Cosmic rays are high-energy particles that come from space - AQA - A-Level Physics - Question 1 - 2021 - Paper 1

To find the speed of nucleus X, we use the kinetic energy (KE) formula:

$KE = \frac{1}{2} mv^2$

We can rearrange this to solve for speed (v):

$v = \sqrt{\frac{2 \times KE}{m}}$

Substituting the values:

$KE = 215 \text{ MeV} = 215 \times 1.6 \times 10^{-13} \text{ J} \approx 3.44 \times 10^{-11} \text{ J}$

$v = \sqrt{\frac{2 \times 3.44 \times 10^{-11} \text{ J}}{8.02 \times 10^{-26} \text{ kg}}} \approx \sqrt{8.59 \times 10^{14}} \approx 2.93 \times 10^7 \text{ m/s}$

In the decay of the pion (π-) which produces a positron (e+) and an electron neutrino (νe), we need to check the conservation of charge and lepton number:

• The initial charge of the pion is -1 (as π- has a charge of -1).

  • After decay: Positron: +1, Electron neutrino: 0, Total charge: +1 + 0 = 0.
  • Thus, charge is conserved.

• For lepton number: The initial lepton number is 1 (the pion is a meson and does not contribute):

  • After decay: Lepton number from the positron: +1 and from the neutrino: +1.
  • Therefore total lepton number = 1 = initial lepton number, hence conserved.

In this decay of the K+ into an anti-muon (μ-) and a muon neutrino (νμ), we can analyze strangeness:

• Strangeness is a quantum number that represents the presence of strange quarks.

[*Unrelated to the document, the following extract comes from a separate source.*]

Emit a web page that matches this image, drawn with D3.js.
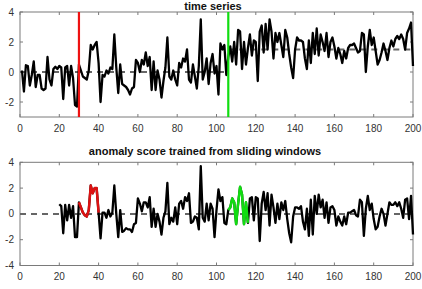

K mesons contain strange quarks.
• The K+ has a strangeness of +1 because it contains a strange quark.
• The decay products (anti-muon and muon neutrino) do not contain any strange quarks, leading to a strangeness of 0 in the final state.
• Since the strangeness must be conserved in weak decays, and because we started with a strangeness of +1, the decay indicates a change in strangeness is allowed, which is unique to weak interactions.

An example equation for a K+ decay that involves only hadrons is:

$K^+ \rightarrow \pi^+ + \pi^0$

In this process, a kaon decays to produce a positive pion and a neutral pion, both of which are hadrons.